Aminata Toure, a German with Malian roots and the new deputy speaker of Schleswig-Holstein's state parliament, wants to do things differently in politics. She has called for transparency and expanding civic engagement.
Aminata Toure, who was voted deputy speaker of Schleswig-Holstein's state parliament on Wednesday, is self-confident and passionately fights for her policies. She wants to do things differently and has called for government to be more transparent and for leaders to get closer to the people.
Toure calls herself Afrodeutsche (Afro-German), the term embraced by black feminist movements. "I can easily identify with it," Toure told DW. She said she would like to do more for black people in Germany, as well as for people whose parents were born abroad, as her parents were. Over 20% of Germans have ancestors who were born abroad in recent decades. But that population is underrepresented in politics. She wants to change that.
Her parents fled from Mali to Germany after the 1991 coup, ending up in the state of Schleswig-Holstein. Though she was born in the city of Neumünster, Toure was not granted German citizenship until she was 12.
Toure spent the first years of her life in a shelter for displaced people. The family lived in constant uncertainty as to whether they would be permitted to stay in Germany.
"This is who I was," Toure said. Unlike her classmates, she could not make any long-term plans. Her parents often had to deal with the right of residence and the fear of expulsion. "They fought for survival and had no time for political participation," she said.
Toure's experiences helped her determine her future path. "I've always found politics exciting," she said. She grew up following the news with her parents and siblings.
At the age of 13, Toure traveled for the first time to her parents' homeland. "In Mali they immediately recognized that we didn't grow up there," Toure said. "They thought we were French or American." She said she would embrace her Malian roots while working for the people of Schleswig-Holstein. "I don't want to choose between one of these two worlds," she said.
'People directly affected'
After graduating from high school, Toure studied politics and did an internship with the commissioner for refugees in the Schleswig-Holstein state parliament. "That is when I noticed that many problems still exist in refugee policy," she said.
Toure is pushing for greater political attention on these problems. "In Germany, it is still the case that 95% of the people who deal with migration and asylum-seeking issues will never be affected by the laws," she said.
If there were more politicians with diverse experiences and backgrounds, Toure said, "many a decision would be closer to the reality of life of the people directly affected by the laws."

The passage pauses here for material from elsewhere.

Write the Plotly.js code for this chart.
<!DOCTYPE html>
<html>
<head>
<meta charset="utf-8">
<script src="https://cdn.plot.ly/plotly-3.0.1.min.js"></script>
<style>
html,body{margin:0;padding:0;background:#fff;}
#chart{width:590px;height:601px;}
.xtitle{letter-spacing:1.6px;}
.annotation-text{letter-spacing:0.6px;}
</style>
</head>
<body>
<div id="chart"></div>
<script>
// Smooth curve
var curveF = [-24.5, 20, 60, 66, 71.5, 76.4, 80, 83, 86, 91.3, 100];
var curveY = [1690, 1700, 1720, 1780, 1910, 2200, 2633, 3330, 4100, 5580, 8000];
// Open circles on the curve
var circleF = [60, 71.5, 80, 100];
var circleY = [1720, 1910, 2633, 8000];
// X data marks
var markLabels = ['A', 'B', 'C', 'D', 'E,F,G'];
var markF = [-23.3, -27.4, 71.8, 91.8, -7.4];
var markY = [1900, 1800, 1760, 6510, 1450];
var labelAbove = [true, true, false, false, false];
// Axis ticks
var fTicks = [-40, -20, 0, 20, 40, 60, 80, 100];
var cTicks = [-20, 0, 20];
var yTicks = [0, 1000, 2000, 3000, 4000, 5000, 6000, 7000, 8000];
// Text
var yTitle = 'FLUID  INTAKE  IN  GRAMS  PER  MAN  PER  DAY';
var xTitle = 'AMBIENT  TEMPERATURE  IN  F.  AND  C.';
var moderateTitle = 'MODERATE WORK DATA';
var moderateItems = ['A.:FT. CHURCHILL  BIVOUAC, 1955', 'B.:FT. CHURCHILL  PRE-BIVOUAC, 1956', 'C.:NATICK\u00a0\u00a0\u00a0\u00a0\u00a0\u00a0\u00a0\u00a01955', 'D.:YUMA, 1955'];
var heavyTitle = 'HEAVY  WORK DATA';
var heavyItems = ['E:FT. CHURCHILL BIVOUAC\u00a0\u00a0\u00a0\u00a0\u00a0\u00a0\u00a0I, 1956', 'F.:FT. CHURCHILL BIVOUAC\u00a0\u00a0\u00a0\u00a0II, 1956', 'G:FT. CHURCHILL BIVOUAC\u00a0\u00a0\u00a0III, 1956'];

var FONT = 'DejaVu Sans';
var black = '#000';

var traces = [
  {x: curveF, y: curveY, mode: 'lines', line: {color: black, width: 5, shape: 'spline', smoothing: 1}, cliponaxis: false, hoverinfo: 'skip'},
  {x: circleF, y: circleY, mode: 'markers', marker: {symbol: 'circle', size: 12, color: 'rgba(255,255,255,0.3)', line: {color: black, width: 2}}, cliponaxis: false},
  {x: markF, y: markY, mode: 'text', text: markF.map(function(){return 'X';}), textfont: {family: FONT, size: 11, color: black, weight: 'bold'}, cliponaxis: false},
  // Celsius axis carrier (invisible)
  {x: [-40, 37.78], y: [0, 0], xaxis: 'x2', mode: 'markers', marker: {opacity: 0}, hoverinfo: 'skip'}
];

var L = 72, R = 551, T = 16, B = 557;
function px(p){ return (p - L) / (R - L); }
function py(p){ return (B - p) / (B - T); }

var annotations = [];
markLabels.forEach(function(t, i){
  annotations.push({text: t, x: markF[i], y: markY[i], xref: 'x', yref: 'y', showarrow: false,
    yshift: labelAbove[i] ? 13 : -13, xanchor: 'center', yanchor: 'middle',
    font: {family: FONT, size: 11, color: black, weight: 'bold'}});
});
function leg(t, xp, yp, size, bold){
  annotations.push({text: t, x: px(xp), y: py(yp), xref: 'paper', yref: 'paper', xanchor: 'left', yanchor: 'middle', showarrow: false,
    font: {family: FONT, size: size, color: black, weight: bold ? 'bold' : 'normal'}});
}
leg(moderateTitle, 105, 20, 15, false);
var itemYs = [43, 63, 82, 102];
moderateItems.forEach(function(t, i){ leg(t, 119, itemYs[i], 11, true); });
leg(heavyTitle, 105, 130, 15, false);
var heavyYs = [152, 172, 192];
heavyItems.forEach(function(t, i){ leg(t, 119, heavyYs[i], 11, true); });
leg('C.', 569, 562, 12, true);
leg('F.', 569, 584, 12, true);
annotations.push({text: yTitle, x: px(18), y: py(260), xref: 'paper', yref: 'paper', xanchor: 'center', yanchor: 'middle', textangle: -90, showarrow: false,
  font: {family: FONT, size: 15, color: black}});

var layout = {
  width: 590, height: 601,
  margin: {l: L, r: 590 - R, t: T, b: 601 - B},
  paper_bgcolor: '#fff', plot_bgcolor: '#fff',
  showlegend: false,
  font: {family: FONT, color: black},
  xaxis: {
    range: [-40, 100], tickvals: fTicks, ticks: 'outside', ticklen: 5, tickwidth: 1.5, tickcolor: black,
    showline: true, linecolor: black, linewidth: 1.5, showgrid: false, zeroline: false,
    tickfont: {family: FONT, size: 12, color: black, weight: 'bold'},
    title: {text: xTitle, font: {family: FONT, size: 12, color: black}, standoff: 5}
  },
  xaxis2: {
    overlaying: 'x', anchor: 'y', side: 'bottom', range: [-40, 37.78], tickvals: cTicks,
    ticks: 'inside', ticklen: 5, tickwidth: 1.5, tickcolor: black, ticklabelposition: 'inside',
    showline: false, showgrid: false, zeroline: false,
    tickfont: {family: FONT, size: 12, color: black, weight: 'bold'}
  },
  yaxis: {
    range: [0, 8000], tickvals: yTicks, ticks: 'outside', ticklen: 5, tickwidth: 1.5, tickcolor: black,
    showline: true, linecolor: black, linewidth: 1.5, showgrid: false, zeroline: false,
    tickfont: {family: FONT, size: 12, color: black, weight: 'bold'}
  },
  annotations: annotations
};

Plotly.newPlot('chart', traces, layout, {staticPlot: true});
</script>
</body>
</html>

Toure has called for a "European solution" to issues surrounding asylum, as well as better and faster integration of refugees in Germany. She has criticized the federal parliament's efforts to further restrict the right to refuge. "Repressive asylum policy" will not prevent people in need from fleeing to Germany, she said.
Fighting climate change
When Toure ran for office in 2017, climate policy was one of the central themes of her campaign. She was not concerned with lifestyle issues, but with global poverty reduction. "It was about the elementary survival of people in the region where my parents come from," she said.
Toure said she felt a "responsibility towards affected African countries and in particular the population in Mali." She said she would strive to find out what she can do in Germany to ensure that political decisions on climate policy do not have a negative impact on her parents' homeland.
Not everyone admires Toure's commitments to climate and asylum policies. She has already received anonymous threats. But she said she would not be intimidated. In November Toure will turn 27, and her political career has just begun.